» OBJECTIVE
Say how many lines of the listing below contain "with", giving the number and nothing else.

+++

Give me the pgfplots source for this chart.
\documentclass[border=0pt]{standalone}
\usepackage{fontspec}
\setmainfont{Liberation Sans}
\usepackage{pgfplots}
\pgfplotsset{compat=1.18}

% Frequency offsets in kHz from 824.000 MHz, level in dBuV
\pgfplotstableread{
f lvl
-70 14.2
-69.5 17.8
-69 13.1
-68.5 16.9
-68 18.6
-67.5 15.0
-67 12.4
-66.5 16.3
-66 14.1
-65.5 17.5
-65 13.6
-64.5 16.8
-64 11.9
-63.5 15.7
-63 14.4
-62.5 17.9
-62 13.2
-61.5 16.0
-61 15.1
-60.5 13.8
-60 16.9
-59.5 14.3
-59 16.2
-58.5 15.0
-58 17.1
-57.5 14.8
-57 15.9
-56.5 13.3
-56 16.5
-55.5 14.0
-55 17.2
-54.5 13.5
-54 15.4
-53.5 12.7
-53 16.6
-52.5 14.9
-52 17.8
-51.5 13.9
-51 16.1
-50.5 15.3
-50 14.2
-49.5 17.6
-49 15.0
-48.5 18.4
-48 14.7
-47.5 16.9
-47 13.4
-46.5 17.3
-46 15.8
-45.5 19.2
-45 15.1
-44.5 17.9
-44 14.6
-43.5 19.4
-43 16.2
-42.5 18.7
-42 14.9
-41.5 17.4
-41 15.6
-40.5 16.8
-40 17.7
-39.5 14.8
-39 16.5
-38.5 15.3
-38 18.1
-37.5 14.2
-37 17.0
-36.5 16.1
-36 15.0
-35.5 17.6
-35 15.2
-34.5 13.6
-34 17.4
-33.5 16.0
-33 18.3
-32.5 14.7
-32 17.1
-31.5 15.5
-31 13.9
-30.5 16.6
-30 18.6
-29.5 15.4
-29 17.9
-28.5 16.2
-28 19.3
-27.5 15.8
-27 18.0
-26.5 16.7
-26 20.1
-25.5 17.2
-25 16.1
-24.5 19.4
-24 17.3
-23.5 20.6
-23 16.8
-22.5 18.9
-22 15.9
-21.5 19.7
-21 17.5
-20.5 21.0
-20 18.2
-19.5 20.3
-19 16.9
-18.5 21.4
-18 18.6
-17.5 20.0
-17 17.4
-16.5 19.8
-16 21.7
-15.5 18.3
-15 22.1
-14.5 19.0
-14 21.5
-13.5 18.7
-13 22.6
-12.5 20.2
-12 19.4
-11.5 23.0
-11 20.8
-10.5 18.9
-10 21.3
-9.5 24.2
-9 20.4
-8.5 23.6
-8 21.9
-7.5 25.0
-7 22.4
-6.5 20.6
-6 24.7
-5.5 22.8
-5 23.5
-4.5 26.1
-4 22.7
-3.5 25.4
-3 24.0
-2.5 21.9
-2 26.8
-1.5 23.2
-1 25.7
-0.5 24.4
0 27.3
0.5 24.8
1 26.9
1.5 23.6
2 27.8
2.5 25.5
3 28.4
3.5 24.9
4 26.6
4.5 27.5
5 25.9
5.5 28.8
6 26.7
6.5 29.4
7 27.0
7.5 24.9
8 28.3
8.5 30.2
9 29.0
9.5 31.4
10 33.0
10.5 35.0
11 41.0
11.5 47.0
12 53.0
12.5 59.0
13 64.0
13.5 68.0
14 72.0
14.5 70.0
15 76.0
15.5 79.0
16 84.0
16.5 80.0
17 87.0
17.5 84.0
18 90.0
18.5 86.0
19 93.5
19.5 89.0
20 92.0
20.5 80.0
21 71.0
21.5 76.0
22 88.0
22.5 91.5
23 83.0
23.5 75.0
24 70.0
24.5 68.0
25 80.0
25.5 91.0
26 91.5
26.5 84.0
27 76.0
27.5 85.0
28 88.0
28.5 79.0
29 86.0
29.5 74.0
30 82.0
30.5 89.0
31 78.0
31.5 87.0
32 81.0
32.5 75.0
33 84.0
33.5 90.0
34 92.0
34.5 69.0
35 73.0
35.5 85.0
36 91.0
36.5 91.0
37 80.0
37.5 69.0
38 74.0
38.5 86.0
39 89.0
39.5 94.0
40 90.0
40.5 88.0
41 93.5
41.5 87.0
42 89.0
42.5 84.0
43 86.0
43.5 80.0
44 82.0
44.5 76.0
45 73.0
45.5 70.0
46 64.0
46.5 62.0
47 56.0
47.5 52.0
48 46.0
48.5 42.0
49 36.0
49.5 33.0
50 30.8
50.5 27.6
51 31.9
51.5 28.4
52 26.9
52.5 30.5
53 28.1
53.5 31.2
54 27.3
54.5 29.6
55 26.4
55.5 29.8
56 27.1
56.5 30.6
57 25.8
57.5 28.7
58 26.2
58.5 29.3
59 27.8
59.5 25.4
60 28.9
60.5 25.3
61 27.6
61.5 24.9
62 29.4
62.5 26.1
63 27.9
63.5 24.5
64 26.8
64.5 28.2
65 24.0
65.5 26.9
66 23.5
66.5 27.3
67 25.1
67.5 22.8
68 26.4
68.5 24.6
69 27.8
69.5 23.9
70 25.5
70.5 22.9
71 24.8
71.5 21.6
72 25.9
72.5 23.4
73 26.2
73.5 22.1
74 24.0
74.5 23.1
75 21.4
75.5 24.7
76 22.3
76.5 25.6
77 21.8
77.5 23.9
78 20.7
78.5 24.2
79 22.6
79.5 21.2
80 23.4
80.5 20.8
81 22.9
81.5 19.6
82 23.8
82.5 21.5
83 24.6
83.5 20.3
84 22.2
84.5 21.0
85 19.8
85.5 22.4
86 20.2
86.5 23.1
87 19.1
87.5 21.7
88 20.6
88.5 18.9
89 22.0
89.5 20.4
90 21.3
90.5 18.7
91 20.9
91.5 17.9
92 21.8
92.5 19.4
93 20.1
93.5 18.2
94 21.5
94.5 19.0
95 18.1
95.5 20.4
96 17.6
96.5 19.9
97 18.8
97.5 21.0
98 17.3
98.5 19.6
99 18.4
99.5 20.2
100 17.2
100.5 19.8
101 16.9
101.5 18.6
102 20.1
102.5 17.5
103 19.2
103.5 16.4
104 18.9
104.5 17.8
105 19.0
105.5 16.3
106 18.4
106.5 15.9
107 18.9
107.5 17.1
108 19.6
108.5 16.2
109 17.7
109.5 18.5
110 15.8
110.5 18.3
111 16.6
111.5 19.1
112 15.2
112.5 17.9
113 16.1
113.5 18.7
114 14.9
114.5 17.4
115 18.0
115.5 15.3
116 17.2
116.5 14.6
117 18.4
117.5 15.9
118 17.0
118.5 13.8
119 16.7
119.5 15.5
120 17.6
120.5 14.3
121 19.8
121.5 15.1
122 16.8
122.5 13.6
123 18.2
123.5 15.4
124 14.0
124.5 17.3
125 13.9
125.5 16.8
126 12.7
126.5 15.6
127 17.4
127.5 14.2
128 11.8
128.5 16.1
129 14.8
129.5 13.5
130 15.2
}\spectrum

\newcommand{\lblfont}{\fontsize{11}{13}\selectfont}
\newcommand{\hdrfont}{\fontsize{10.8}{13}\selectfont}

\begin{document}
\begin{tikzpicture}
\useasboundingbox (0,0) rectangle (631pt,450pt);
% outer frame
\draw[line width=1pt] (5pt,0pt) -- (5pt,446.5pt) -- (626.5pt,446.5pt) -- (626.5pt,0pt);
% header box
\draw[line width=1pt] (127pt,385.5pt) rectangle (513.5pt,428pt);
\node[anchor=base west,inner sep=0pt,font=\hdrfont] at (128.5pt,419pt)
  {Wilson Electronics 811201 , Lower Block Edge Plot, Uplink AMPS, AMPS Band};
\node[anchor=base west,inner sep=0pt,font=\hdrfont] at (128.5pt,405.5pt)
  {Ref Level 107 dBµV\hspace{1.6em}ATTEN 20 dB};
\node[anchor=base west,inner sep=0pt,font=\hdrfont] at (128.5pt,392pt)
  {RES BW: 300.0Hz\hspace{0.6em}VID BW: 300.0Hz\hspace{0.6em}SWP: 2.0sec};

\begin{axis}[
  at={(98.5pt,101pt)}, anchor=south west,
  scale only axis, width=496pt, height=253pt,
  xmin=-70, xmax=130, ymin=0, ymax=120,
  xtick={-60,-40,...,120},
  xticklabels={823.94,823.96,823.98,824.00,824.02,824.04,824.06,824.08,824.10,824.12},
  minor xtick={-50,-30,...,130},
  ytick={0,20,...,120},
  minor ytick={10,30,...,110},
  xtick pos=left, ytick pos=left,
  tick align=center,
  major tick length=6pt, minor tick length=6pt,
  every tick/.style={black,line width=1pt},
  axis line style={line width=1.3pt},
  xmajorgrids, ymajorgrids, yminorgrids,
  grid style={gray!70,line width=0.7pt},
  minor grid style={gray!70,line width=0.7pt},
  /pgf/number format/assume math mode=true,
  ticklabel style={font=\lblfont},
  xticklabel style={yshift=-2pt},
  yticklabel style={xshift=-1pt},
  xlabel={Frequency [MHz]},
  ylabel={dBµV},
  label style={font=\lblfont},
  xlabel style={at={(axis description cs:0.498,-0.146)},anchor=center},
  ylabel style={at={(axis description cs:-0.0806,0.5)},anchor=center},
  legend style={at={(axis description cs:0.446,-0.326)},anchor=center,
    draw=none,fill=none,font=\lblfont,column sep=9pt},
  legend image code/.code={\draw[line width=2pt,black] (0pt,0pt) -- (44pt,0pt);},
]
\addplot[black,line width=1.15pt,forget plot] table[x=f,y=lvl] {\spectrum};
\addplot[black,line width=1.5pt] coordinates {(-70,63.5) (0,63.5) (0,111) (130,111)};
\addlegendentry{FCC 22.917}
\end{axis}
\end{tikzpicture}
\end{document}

+++

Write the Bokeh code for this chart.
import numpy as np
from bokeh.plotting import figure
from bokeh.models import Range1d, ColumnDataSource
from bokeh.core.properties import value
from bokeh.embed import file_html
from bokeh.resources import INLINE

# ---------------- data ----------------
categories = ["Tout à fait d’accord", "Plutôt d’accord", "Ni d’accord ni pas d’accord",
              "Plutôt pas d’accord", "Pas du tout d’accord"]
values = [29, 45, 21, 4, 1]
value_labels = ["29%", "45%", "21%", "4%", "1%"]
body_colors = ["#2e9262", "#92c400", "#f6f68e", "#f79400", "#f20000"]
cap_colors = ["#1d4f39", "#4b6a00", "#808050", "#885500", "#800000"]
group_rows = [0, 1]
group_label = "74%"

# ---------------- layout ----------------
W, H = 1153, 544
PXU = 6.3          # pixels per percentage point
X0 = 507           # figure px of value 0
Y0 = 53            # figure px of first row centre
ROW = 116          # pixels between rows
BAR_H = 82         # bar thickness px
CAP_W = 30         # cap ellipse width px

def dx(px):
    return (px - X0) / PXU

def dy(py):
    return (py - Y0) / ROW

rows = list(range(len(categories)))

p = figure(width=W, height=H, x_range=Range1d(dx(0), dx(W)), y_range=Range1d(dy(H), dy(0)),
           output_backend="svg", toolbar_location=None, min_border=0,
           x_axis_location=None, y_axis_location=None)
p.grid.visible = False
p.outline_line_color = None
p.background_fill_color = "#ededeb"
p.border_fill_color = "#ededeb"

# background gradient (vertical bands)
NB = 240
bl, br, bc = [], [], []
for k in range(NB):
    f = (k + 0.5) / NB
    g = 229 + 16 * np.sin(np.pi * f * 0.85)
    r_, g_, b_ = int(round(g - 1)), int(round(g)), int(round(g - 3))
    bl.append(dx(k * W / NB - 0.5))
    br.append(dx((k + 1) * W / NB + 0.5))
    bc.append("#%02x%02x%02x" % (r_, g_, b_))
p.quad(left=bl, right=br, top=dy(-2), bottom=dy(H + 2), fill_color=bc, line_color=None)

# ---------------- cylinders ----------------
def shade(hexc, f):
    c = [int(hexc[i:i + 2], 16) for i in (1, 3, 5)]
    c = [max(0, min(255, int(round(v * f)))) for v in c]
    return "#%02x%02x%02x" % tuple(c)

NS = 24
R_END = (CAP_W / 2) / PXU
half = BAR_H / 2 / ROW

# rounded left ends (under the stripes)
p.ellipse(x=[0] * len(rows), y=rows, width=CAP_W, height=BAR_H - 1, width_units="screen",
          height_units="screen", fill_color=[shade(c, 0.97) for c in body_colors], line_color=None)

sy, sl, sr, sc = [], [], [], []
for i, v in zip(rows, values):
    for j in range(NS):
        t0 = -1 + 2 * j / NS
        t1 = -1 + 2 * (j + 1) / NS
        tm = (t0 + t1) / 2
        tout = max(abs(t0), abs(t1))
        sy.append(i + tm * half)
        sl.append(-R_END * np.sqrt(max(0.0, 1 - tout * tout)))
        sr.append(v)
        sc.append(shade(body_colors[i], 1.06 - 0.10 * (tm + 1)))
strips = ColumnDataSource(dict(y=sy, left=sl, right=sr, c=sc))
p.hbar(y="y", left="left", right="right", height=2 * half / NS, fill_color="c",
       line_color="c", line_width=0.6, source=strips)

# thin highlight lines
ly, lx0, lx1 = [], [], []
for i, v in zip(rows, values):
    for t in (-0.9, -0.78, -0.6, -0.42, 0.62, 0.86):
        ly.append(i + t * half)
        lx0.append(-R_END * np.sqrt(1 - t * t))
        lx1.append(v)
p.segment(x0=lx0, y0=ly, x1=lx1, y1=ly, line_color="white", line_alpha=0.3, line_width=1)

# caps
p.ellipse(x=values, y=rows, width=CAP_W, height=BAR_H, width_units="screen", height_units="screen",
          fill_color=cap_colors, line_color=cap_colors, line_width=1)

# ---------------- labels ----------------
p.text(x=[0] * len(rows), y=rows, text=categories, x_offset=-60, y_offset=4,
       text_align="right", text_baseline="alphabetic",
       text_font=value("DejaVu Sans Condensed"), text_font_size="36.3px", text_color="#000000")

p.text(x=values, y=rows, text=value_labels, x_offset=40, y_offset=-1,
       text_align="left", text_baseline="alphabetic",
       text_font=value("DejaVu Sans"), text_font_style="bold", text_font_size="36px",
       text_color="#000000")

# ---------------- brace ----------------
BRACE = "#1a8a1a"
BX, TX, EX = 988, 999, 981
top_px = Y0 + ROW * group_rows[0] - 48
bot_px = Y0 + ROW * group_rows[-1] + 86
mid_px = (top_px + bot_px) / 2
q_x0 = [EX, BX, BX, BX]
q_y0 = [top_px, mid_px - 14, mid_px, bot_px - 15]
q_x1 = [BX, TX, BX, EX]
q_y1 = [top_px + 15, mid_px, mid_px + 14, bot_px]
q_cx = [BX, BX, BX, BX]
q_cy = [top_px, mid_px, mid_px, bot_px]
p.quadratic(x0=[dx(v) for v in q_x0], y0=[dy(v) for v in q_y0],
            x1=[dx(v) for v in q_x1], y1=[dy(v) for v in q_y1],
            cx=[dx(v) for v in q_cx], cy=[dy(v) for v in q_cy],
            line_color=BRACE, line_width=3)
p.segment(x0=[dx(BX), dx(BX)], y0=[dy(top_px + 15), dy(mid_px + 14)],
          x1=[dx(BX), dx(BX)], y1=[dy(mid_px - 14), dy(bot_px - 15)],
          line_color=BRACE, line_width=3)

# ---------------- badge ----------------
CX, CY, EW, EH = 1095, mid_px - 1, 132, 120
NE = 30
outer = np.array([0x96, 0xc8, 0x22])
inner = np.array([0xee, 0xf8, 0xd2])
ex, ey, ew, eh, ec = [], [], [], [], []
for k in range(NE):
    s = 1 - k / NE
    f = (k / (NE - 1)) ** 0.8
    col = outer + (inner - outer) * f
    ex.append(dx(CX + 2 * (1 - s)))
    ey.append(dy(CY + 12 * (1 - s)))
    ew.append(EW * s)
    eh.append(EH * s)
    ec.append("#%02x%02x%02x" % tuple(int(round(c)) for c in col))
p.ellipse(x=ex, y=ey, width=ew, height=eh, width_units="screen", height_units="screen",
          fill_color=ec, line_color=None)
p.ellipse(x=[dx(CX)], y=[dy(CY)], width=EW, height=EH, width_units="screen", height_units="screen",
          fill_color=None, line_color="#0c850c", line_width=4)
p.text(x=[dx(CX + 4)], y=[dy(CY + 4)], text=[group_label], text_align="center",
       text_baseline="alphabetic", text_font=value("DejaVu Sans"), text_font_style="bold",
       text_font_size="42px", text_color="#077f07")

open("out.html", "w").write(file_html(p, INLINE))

+++

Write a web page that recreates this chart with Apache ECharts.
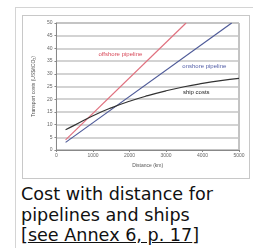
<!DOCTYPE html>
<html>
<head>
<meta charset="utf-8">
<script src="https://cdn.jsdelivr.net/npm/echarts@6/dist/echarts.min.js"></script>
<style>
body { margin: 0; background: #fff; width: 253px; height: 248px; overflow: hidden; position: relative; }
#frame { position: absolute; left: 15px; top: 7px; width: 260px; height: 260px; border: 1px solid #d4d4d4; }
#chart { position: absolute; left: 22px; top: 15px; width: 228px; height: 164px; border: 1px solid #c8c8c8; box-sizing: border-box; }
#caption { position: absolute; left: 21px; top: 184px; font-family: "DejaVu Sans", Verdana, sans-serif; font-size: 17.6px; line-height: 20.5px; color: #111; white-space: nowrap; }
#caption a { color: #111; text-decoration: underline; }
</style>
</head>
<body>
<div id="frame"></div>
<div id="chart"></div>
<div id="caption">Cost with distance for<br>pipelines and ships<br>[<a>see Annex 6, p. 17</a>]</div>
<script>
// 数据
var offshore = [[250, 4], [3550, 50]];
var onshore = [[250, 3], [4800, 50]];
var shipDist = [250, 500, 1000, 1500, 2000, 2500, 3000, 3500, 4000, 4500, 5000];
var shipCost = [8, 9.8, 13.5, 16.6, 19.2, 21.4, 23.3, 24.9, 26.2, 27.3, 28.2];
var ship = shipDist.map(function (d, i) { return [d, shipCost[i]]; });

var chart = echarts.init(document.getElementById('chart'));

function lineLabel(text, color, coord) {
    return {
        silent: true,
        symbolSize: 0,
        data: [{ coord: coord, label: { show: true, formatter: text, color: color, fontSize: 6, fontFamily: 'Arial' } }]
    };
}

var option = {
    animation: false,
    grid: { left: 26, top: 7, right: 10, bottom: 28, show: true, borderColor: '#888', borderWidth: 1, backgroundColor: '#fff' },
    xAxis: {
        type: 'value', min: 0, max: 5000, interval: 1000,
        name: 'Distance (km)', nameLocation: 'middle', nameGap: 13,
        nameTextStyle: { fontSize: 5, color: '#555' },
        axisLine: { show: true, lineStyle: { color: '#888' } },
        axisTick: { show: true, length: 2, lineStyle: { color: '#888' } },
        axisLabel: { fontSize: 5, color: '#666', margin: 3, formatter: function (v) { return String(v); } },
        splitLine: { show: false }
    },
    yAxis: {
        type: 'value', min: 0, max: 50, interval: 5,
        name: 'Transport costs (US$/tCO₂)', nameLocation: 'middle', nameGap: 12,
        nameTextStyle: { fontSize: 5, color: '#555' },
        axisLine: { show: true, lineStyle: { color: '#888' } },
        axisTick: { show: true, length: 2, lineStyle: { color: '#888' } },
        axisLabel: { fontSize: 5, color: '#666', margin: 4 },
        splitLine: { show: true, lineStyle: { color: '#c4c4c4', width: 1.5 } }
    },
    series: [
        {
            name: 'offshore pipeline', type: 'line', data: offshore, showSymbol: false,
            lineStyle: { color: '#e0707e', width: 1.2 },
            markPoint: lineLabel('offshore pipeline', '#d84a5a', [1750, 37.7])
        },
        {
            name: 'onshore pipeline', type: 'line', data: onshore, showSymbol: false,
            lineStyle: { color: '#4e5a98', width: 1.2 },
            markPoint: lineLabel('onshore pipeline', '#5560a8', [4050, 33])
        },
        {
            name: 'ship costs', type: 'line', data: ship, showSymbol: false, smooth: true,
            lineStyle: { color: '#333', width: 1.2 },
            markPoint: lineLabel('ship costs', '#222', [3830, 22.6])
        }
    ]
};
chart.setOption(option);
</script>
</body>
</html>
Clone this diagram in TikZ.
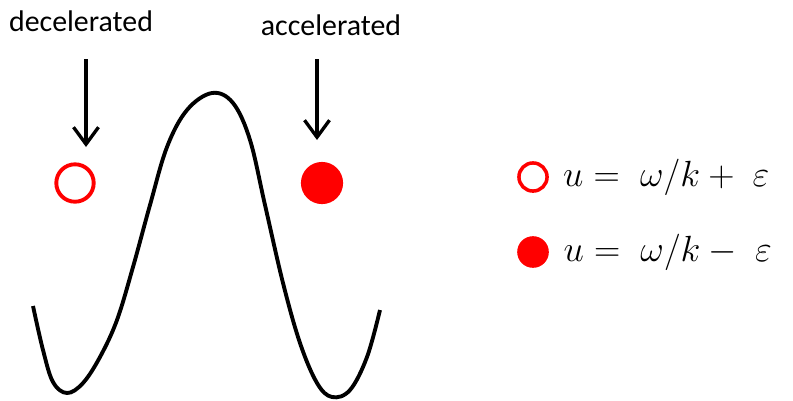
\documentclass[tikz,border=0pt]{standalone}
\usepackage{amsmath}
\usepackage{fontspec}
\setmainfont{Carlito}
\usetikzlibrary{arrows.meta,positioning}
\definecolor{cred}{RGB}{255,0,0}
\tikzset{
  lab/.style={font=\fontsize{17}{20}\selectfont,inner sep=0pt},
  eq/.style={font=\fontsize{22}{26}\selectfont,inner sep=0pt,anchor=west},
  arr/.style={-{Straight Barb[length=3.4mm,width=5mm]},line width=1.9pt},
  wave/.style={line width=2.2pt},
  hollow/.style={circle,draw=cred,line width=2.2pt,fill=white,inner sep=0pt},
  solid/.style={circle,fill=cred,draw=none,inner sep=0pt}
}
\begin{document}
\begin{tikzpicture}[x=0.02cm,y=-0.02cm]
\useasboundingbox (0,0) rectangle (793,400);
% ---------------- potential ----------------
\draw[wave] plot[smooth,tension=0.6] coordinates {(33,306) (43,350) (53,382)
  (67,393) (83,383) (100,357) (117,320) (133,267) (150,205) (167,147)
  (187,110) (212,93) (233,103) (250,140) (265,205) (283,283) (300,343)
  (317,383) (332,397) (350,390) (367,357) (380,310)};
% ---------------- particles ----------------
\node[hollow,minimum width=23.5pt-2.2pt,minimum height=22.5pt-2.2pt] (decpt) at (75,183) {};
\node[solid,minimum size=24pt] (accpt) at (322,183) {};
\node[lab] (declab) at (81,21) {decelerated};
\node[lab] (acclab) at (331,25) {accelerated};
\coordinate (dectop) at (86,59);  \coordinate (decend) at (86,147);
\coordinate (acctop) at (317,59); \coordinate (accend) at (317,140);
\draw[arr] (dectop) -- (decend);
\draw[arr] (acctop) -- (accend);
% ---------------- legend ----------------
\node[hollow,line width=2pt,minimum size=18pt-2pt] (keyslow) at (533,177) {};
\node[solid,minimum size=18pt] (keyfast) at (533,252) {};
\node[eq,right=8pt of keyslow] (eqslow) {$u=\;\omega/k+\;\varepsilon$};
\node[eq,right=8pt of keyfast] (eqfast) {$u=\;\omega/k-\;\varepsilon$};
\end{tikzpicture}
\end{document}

+++

» RESPONSE
2